Natürlich gibt es dafür keine konkreten Beweise, da es schon ewig her ist, dass ein Halbgott in der Familie Hargraves geboren wurde.“
Sie fuhr fort.
„Aber ich schweife ab.
Wie ich schon sagte, wird allgemein angenommen, dass Neo Hargraves das Blut des Himmelsgottes Hephaistos in sich trägt.
Seine Affinitäten sprechen jedoch eine andere Sprache.
Er scheint keine Affinität zu Metall oder Feuer zu haben.“
Gwens Stimme zitterte vor Aufregung.
„Was ist die Abstammung von Neo Hargraves?
Seiner Affinitäten nach zu urteilen, ist er sicherlich kein Nachkomme des Himmelsgottes Hephaistos!
Das könnte eine Goldgrube für unsere Artikel sein!“
Ihre Worte wurden von den anderen mit zufriedenen Kopfnicken quittiert.
„Das ist eine gute Schlagzeile.
Aber wir müssen vorsichtig sein“, warnte ein älterer Reporter. „Er ist noch ein Talent in den Kinderschuhen, und die Auktion ist ein bedeutendes Ereignis. Konzentrieren wir uns darauf und geben wir ihm nur ein bisschen Aufmerksamkeit.“
Die anderen stimmten zu.
Egal, wer Neos Vorfahren waren, sie konnten die Auktion nicht in den Schatten stellen.
***
Hargraves Mansion
Neo lehnte sich in seinem Stuhl zurück.
Gelächter hallte von den Wänden, aber sein Herz blieb schwer.
Er ging seinen Plan bezüglich des Dreizacks noch einmal durch.
Er war einfach.
Aber er hatte Angst, dass Henry Einwände haben würde.

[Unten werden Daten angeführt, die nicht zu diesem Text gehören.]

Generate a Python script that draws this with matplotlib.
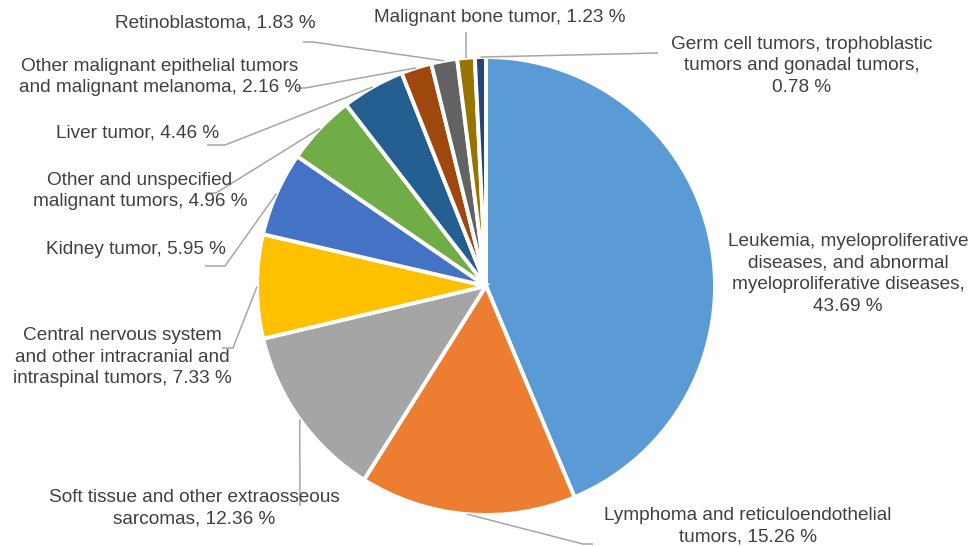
import numpy as np
import matplotlib
matplotlib.use('Agg')
import matplotlib.pyplot as plt

W, H = 972, 546

# Categories (clockwise from the top) and their shares in percent
names = [
    "Leukemia, myeloproliferative\ndiseases, and abnormal\nmyeloproliferative diseases",
    "Lymphoma and reticuloendothelial\ntumors",
    "Soft tissue and other extraosseous\nsarcomas",
    "Central nervous system\nand other intracranial and\nintraspinal tumors",
    "Kidney tumor",
    "Other and unspecified\nmalignant tumors",
    "Liver tumor",
    "Other malignant epithelial tumors\nand malignant melanoma",
    "Retinoblastoma",
    "Malignant bone tumor",
    "Germ cell tumors, trophoblastic\ntumors and gonadal tumors",
]
values = [43.69, 15.26, 12.36, 7.33, 5.95, 4.96, 4.46, 2.16, 1.83, 1.23, 0.78]
seps = [",\n", ", ", ", ", ", ", ", ", ", ", ", ", ", ", ", ", ", ", ",\n"]
colors = ['#5B9BD5', '#ED7D31', '#A5A5A5', '#FFC000', '#4472C4', '#70AD47',
          '#255E91', '#9E480E', '#636363', '#997300', '#264478']

# label layout in pixel coords (text centre, leader path after the wedge anchor)
text_pos = [(848, 274), (748, 526), (194, 508), (122, 357), (136, 249), (140, 191),
            (138, 133), (160, 77), (215, 23), (500, 18), (802, 66)]
leader = [None,
          [(583, 544), (593, 544)],
          [(300, 506)],
          [(233, 348), (222, 348)],
          [(225, 266), (205, 266)],
          [(216, 193), (206, 193)],
          [(225, 145), (207, 145)],
          [(305, 88), (297, 88)],
          [(313, 42), (303, 42)],
          [None, 32],
          [(658, 53)]]

cx, cy, r = 486, 286, 229

fig = plt.figure(figsize=(W / 100, H / 100), dpi=100)
ax = fig.add_axes([0, 0, 1, 1])

wedges, _ = ax.pie(values, colors=colors, startangle=90, counterclock=False,
                   center=(cx, H - cy), radius=r,
                   wedgeprops=dict(edgecolor='white', linewidth=2.8))

ax.set_xlim(0, W)
ax.set_ylim(0, H)
ax.set_aspect('equal')
ax.axis('off')

for i, w in enumerate(wedges):
    label = names[i] + seps[i] + f"{values[i]:.2f} %"
    tx, ty = text_pos[i]
    ax.text(tx, H - ty, label, ha='center', va='center', fontsize=13.7,
            family=['Liberation Sans', 'DejaVu Sans'], color='#404040',
            linespacing=1.36)
    if leader[i] is None:
        continue
    mid = np.deg2rad((w.theta1 + w.theta2) / 2)
    ax_, ay_ = w.center[0] + r * np.cos(mid), w.center[1] + r * np.sin(mid)
    xs, ys = [ax_], [ay_]
    pts = leader[i]
    if pts[0] is None:
        # straight vertical leader up to given pixel y
        xs.append(ax_)
        ys.append(H - pts[1])
    else:
        for px, py in pts:
            xs.append(px)
            ys.append(H - py)
    ax.plot(xs, ys, color='#a6a6a6', lw=1.1, solid_capstyle='butt')

fig.savefig('out.png', dpi=100)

„Morgen ist auch noch die Pressekonferenz.“
Morgen würde die Pressekonferenz stattfinden und damit mehr Aufmerksamkeit, als er erwartet hatte.
Neo würde sich den Medien stellen müssen.
Er würde mit Fragen konfrontiert werden, die unweigerlich über seine Abstammung und seinen neu gewonnenen Ruhm aufkommen würden.
„Lucas hat versucht, mich wegen meiner Abstammung umzubringen. Ich weiß immer noch nicht, worum es dabei ging.“
„Es besteht eine geringe Möglichkeit, dass die anderen Clans auch hinter mir her sein werden, wenn sie von meiner Abstammung erfahren.“
Er warf einen Blick auf Henry, der ihn immer noch mit einer Intensität beobachtete, die ihm den Magen umdrehte.
Zum Glück schien Henry sich wegen der Anwesenheit seiner Freunde mit den Flüchen zurückzuhalten.